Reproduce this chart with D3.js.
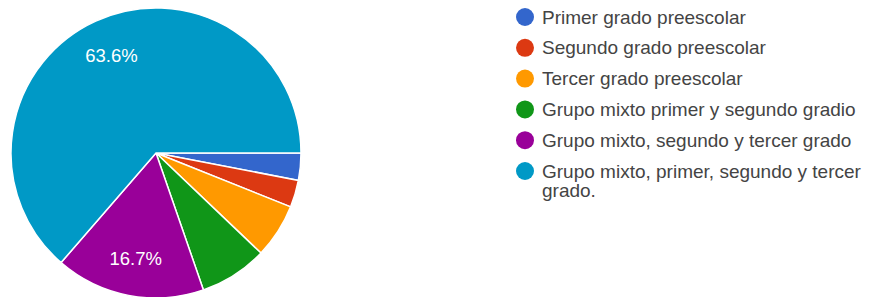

...

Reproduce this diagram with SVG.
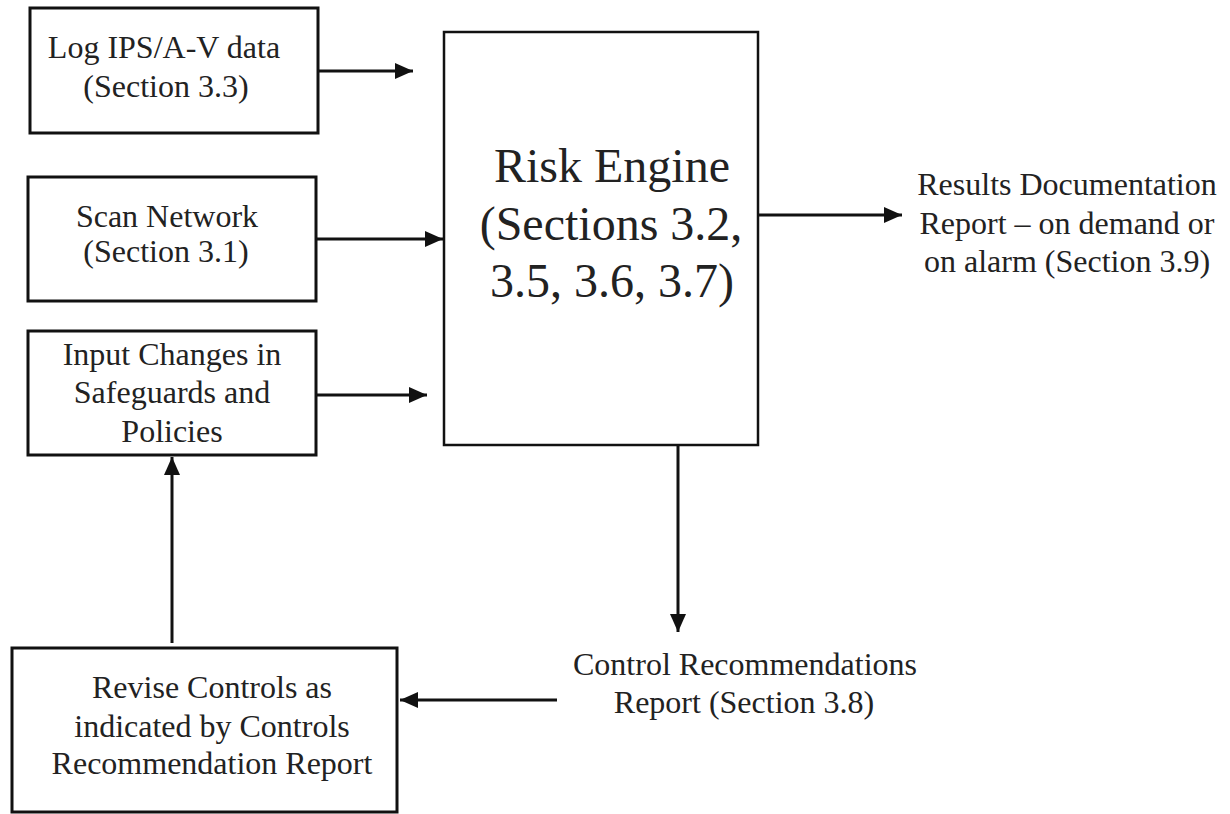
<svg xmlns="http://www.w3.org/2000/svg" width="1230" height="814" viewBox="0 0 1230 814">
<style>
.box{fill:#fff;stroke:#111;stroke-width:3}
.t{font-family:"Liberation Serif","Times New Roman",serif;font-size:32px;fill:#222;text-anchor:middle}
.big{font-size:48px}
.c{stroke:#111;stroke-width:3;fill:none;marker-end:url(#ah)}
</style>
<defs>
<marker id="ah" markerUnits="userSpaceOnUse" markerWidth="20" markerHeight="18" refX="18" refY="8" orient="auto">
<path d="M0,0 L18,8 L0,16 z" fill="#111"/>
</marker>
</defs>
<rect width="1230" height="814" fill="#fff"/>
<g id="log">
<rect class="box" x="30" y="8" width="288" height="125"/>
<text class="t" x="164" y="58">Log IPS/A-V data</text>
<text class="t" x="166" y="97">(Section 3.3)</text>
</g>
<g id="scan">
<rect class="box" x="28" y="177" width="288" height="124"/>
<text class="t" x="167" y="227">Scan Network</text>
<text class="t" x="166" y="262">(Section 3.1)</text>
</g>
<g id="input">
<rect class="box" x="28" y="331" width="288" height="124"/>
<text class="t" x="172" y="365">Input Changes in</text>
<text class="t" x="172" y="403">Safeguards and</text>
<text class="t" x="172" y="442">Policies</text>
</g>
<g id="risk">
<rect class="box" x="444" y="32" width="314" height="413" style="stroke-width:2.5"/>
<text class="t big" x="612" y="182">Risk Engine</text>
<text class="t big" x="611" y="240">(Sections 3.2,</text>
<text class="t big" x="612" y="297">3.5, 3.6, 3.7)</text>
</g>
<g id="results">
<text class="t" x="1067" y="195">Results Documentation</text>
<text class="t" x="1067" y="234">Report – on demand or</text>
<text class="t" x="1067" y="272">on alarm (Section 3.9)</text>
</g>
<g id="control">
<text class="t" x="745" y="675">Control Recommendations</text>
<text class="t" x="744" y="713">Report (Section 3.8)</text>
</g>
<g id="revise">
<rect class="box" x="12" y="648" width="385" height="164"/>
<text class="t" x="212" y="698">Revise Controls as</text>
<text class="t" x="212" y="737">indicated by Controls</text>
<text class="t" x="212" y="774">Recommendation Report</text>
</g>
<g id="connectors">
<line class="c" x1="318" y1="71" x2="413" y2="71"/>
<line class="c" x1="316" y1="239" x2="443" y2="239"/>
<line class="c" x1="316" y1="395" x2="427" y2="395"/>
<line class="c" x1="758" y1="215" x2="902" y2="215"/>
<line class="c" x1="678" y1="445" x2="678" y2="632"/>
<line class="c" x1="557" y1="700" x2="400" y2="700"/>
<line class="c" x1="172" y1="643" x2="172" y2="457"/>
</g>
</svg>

...

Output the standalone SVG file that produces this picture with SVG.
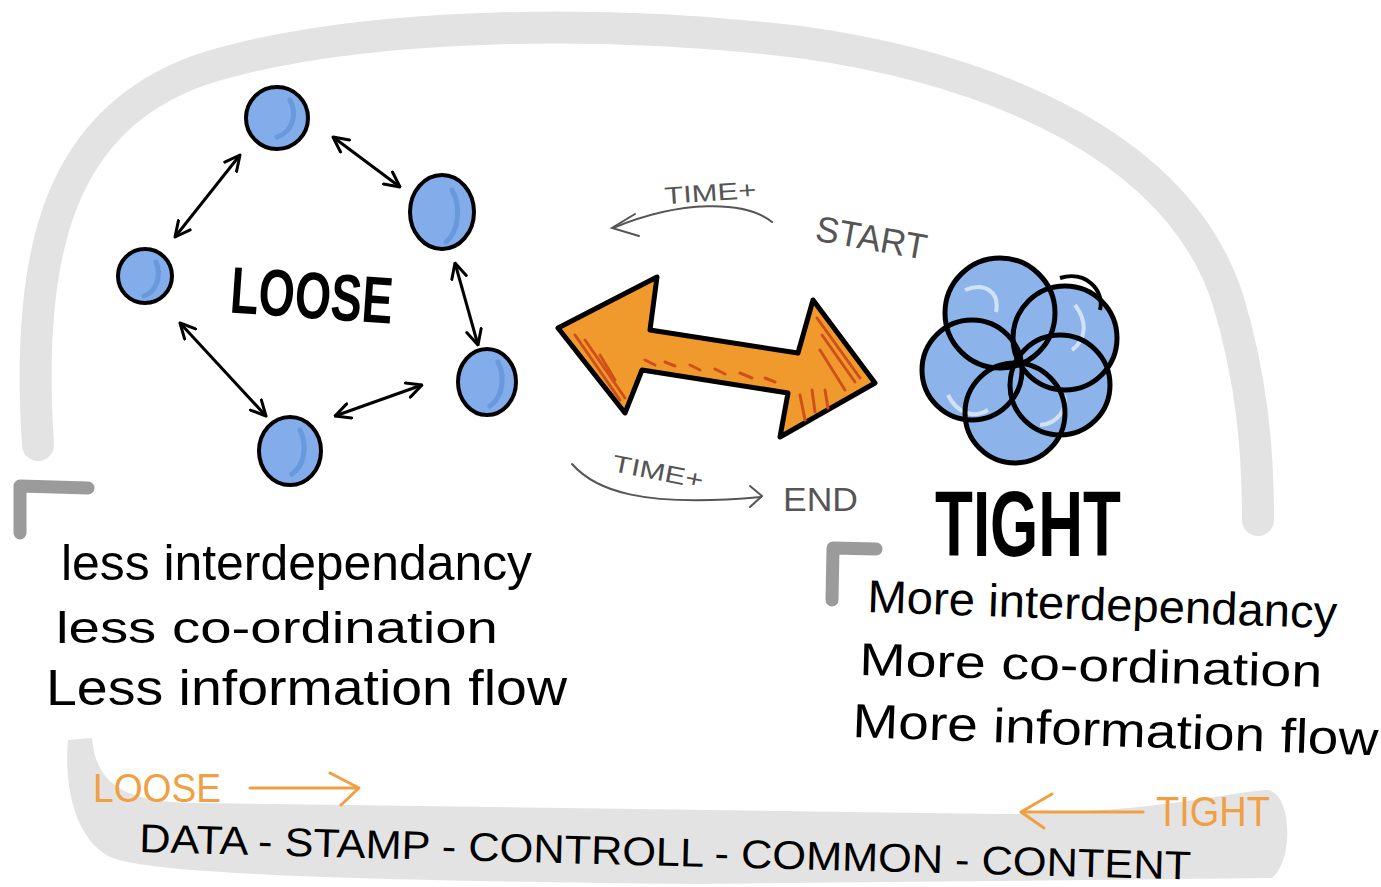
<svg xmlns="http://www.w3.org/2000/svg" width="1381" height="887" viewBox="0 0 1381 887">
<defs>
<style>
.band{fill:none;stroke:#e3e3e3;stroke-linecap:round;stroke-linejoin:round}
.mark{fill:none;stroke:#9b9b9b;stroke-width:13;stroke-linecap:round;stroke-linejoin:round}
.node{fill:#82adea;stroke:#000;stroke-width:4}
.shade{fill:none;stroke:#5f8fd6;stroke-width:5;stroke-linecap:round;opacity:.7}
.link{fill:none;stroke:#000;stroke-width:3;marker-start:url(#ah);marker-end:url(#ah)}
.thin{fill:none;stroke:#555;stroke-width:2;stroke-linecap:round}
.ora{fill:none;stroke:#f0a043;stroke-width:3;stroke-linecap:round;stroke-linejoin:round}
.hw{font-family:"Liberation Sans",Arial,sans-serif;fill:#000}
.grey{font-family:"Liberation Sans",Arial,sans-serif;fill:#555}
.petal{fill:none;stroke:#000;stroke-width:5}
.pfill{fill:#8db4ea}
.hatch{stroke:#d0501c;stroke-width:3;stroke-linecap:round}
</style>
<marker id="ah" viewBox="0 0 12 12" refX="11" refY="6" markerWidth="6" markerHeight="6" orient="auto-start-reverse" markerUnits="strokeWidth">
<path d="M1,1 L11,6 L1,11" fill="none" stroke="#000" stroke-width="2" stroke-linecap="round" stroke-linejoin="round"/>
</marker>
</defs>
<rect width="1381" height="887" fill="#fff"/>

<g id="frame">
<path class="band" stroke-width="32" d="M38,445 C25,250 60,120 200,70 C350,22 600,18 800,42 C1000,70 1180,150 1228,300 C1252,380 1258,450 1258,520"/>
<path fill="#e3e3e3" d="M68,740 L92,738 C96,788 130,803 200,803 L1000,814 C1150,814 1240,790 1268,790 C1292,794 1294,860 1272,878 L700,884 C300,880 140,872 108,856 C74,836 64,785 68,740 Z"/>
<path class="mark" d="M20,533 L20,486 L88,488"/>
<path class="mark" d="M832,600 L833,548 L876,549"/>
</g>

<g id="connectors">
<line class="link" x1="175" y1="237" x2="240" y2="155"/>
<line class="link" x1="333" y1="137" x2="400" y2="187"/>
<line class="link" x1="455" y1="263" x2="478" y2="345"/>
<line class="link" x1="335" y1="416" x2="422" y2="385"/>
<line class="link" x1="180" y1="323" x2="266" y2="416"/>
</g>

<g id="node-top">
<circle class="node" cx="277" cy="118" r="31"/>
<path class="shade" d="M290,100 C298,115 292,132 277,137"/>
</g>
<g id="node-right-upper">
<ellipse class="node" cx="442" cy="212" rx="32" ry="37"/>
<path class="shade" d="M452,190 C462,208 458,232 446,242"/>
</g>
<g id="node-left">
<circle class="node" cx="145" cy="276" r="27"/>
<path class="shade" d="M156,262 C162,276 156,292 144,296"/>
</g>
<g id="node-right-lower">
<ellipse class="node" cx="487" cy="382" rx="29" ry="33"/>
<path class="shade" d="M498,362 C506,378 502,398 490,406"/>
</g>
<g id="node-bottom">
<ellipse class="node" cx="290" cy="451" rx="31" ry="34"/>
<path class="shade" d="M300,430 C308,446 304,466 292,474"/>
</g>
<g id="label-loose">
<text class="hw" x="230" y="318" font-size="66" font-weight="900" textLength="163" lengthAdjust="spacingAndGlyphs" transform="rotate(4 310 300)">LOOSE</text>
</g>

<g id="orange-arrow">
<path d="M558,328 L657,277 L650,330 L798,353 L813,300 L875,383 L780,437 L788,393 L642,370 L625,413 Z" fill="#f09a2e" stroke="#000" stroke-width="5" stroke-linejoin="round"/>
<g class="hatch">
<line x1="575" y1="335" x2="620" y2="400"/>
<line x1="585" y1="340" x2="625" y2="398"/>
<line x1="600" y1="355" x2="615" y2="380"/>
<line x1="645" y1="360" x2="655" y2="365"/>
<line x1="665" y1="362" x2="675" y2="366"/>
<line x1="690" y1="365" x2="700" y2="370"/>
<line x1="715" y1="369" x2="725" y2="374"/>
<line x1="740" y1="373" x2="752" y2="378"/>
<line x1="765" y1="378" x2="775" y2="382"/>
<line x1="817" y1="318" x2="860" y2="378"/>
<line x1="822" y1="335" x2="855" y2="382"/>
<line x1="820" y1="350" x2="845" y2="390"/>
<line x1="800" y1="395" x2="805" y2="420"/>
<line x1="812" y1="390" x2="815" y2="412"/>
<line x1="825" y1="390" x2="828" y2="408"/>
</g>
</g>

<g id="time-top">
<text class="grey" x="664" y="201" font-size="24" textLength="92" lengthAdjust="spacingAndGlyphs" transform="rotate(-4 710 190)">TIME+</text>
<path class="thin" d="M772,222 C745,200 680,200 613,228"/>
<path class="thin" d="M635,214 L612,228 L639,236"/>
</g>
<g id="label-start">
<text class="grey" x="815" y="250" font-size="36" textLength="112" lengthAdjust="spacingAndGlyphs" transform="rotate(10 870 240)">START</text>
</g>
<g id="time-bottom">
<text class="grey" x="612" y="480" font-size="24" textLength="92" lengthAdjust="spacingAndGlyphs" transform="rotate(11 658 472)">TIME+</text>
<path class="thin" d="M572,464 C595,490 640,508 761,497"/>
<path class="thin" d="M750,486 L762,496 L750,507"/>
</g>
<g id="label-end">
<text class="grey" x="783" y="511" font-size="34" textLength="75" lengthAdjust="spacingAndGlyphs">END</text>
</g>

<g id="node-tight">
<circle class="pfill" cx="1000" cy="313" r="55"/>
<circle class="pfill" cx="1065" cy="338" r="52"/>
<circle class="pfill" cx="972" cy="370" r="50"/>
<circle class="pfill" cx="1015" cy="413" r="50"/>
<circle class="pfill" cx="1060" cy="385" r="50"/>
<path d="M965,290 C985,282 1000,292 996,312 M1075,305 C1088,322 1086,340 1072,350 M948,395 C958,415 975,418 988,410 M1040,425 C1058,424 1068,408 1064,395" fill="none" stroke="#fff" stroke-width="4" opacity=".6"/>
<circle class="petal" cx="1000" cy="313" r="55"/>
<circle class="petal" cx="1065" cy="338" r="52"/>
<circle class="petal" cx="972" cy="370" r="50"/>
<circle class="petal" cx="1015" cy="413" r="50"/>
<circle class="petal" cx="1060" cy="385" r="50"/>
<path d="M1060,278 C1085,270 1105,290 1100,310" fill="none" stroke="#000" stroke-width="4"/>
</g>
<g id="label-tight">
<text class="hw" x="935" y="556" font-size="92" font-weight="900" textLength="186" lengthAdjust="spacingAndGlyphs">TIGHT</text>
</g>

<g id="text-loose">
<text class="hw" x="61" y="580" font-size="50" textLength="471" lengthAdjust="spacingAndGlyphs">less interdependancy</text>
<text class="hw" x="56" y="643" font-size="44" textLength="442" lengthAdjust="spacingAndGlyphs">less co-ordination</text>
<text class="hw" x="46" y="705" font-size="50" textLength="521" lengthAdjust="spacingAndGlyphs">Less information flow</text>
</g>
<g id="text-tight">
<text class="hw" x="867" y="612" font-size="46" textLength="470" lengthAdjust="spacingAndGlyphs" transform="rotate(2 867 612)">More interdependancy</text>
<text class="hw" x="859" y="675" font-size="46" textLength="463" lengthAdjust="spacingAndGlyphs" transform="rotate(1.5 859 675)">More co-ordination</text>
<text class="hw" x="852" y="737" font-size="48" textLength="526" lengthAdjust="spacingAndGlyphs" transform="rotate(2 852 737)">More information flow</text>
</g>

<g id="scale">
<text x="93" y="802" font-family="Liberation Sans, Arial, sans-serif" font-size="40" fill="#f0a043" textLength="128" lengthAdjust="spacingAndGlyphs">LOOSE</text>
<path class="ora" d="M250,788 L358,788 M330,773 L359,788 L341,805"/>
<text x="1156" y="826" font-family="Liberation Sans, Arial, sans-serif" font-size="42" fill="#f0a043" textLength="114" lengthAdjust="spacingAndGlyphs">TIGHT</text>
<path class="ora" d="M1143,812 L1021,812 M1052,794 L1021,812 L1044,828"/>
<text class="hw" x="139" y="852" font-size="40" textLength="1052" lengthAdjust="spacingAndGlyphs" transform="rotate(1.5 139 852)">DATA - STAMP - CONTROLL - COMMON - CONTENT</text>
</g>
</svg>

*SET PROBLEM:* Give only the number of lines that include the word "Reproduce".

*COMPLETE RESPONSE:* 2